Op wo 11 mrt. 2020 om 20:32 schreef 'Xavier' via OsmAnd <
[email protected]>:

>
> Just to add my 2-cents to the discussion.  My use for OsmAnd's routing
> (car) falls, primarially, into two major buckets:
>
> 1) to determine a route to get to a destination when I do not already
>    know how to navigate to that destination; and
>
> 2) to have an ETA indicator for long trips when I otherwise *do* know
>    how to navigate to the destination
>
> Fully agree.
And to add a #3: You sometimes know 90% - 98% of the road until you enter a
city/area navigating to a new address you have never been to before.


>
> Which led me to my opinion I stated above for #1.  Yes, the chosen
> route might be less optimal than what an 'insider' will pick, but it
> will get me to my destination, and if I'm not an 'insider' in that
> area, I'll never know the difference.  And if I'm 'routing' via OsmAnd
> in a location where I do have 'insider' knowledge, I'm simply going to
> ignore the GPS's chosen route anyway.
>
>
And this is sometimes where insiders also go wrong. I have a route which I
thought was fastest/shortest and I just drove that one.
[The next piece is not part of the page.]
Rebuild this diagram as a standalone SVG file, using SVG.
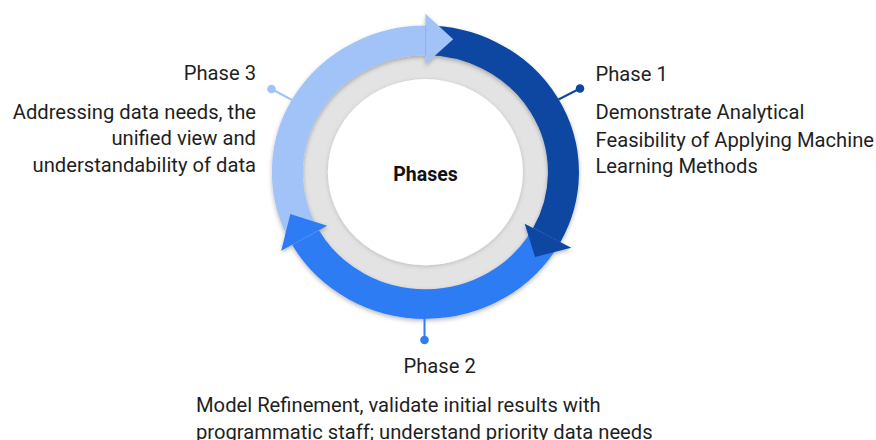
<svg xmlns="http://www.w3.org/2000/svg" width="876" height="440" viewBox="0 0 876 440">
  <defs>
    <style>
      .lbl { font-family: Roboto, "Liberation Sans", Arial, sans-serif; font-size: 20.2px; fill: #1f1f1f; }
      .title { font-family: Roboto, "Liberation Sans", Arial, sans-serif; font-size: 19.5px; font-weight: bold; fill: #111111; }
      .band { fill: none; stroke-width: 31; stroke-linecap: butt; }
      .p1 { stroke: #0D47A1; }
      .p2 { stroke: #2F7CF3; }
      .p3 { stroke: #A2C3F7; }
      .h1 { fill: #0D47A1; }
      .h2 { fill: #2F7CF3; }
      .h3 { fill: #A2C3F7; }
    </style>
    <filter id="soft" x="-20%" y="-20%" width="140%" height="140%">
      <feDropShadow dx="0" dy="2" stdDeviation="2.2" flood-color="#000000" flood-opacity="0.28"/>
    </filter>
    <filter id="hole" x="-20%" y="-20%" width="140%" height="140%">
      <feDropShadow dx="0" dy="1" stdDeviation="2" flood-color="#000000" flood-opacity="0.18"/>
    </filter>
  </defs>

  <rect width="876" height="440" fill="#ffffff"/>

  <!-- central cycle: ring, three phase arcs with arrowheads -->
  <g id="cycle" transform="translate(425.4,172.2) scale(1,0.955)">
    <circle r="130" fill="#E3E3E3"/>
    <circle id="hub" r="97.5" fill="#ffffff" filter="url(#hole)"/>
    <g filter="url(#soft)">
      <!-- arc bodies -->
      <path class="band p1" d="M 0 -138 A 138 138 0 0 1 121.3 65.9"/>
      <path class="band p2" d="M 121.3 65.9 A 138 138 0 0 1 -119.9 68.4"/>
      <path class="band p3" d="M -119.9 68.4 A 138 138 0 0 1 0 -138"/>
      <!-- arrowheads -->
      <polygon class="h1" points="99.3,53.9 145.9,79.2 109.6,88.7"/>
      <polygon class="h2" points="-98.2,56.0 -144.2,82.3 -135.1,43.9"/>
      <polygon class="h3" points="0,-113 0,-166 27.8,-139.2"/>
    </g>
  </g>

  <g id="center-label">
    <text class="title" x="425.5" y="181" text-anchor="middle">Phases</text>
  </g>

  <!-- leader lines to the phase labels -->
  <g id="connectors">
    <line x1="558.5" y1="99.5" x2="580" y2="88.5" stroke="#0D47A1" stroke-width="2"/>
    <circle cx="580" cy="88.5" r="4.3" fill="#0D47A1"/>
    <line x1="424.5" y1="316" x2="424.5" y2="340" stroke="#2F7CF3" stroke-width="2"/>
    <circle cx="424.5" cy="340" r="4.3" fill="#2F7CF3"/>
    <line x1="292" y1="100" x2="271.5" y2="89" stroke="#A2C3F7" stroke-width="2"/>
    <circle cx="271.5" cy="89" r="4.3" fill="#A2C3F7"/>
  </g>

  <g id="phase1">
    <text class="lbl" x="595.5" y="80.5">Phase 1</text>
    <text class="lbl" x="595.5" y="119">Demonstrate Analytical</text>
    <text class="lbl" x="595.5" y="146.5">Feasibility of Applying Machine</text>
    <text class="lbl" x="595.5" y="173">Learning Methods</text>
  </g>

  <g id="phase2">
    <text class="lbl" x="403.5" y="373">Phase 2</text>
    <text class="lbl" x="196" y="411.5">Model Refinement, validate initial results with</text>
    <text class="lbl" x="196" y="438.5">programmatic staff; understand priority data needs</text>
  </g>

  <g id="phase3">
    <text class="lbl" x="256" y="80" text-anchor="end">Phase 3</text>
    <text class="lbl" x="256" y="118.5" text-anchor="end">Addressing data needs, the</text>
    <text class="lbl" x="256" y="145" text-anchor="end">unified view and</text>
    <text class="lbl" x="256" y="171.5" text-anchor="end">understandability of data</text>
  </g>
</svg>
When comparing Osmand and Magic Earth (a year ago?), they both suggested
another route. And of course, being an insider "who knows his
surroundings", I didn't believe it, until I started using that route. In
general it was indeed a few minutes faster.
So inside info, might also bias you to what is really the right route.
(And to conclude this: I drive the "my old" route again as it leads me
along a nicer landscape and in kilometers it is less than 2 km difference.